Contemporary science (and particularly psychology) has been witnessing a “replication crisis,” which stimulated methodological remedies (Shrout and Rodgers 2018) and philosophical reflection (Wiggins and Christopherson 2019). Historians and philosophers of science working with historical experiments have generally refrained from calling such activity “replication” (Fors, Principe, and Sibum 2016, 93). Yet they admit that the trial-and-error process through which their research unfolds shows “little difference [from] doing experimental science itself” (Id., 95). Moreover, while discussions around replication unfold on the backdrop of a progressive picture of psychology, historians and philosophers of science have acknowledged the potential of recovering “dead-ends” – i.e., “failed” theories or explanations – afforded by the interaction with past experiments. Such activities of reconstruction may be a way to “continue science by other means” (Chang 1999) and to put aside the cumulative picture of scientific knowledge.

By focusing on instruments’ design, adaptation, and on the practices surrounding their usage, this workshop will connect the material, embodied, contextual and institutional aspects that define experimental psychology and investigate knowledge framing and knowledge production as practices. “Instruments” will be taken in a broad sense, to include “brass and glass” artifacts (Tweney 2003; Cristalli and Jackson 2023) as well as drawings (Gestalt or bistable images, Rorschach inkblots, etc.), surveys, questionnaires, narratives, and quantitative approaches.

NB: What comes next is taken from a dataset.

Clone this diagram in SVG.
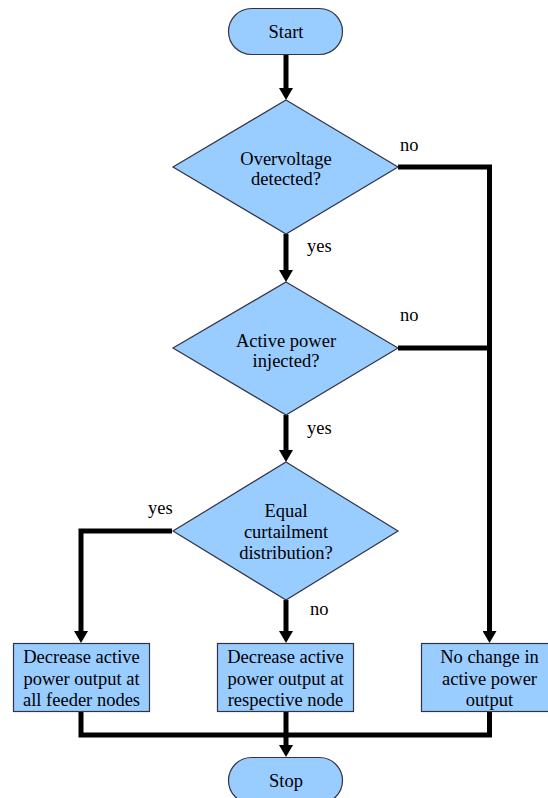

We invite contributions on the relationship between history, philosophy, and instruments in psychology. Contributions may include:
  • Surveys of existing collections, their display logic and the ways in which the preservation of such instruments can inform the narrative of e.g. science museums or influence teaching;
  • Hands-on sessions with actual or reconstructed instruments;
  • Accounts of experiment/instrument reworking or reconstruction in the history of psychology, their challenges and the insights gained thereby;
  • Reflections on contemporary uses of instruments for particular research in experimental psychology, their affordances, challenges, and their implications for our understanding of the phenomena at stake;
  • Reflections on the contributions that an instrument-mediated history of psychology can give to (a) contemporary psychology or to (b) history and philosophy of science.
Please submit a brief description or abstract of your planned contribution (250 words) by emailing the organizers Claudia Cristalli and Ties van Gemert by Thursday, the 25th of July. Notifications of acceptance will be sent by the 1st of August.

Invited Speakers
  • Alexander Klein, McMaster University, tbc.
  • Isabelle Tissot, Universidade NOVA de Lisboa, “The do's and don'ts of hands-on history and philosophy of science from a conservationist perspective.”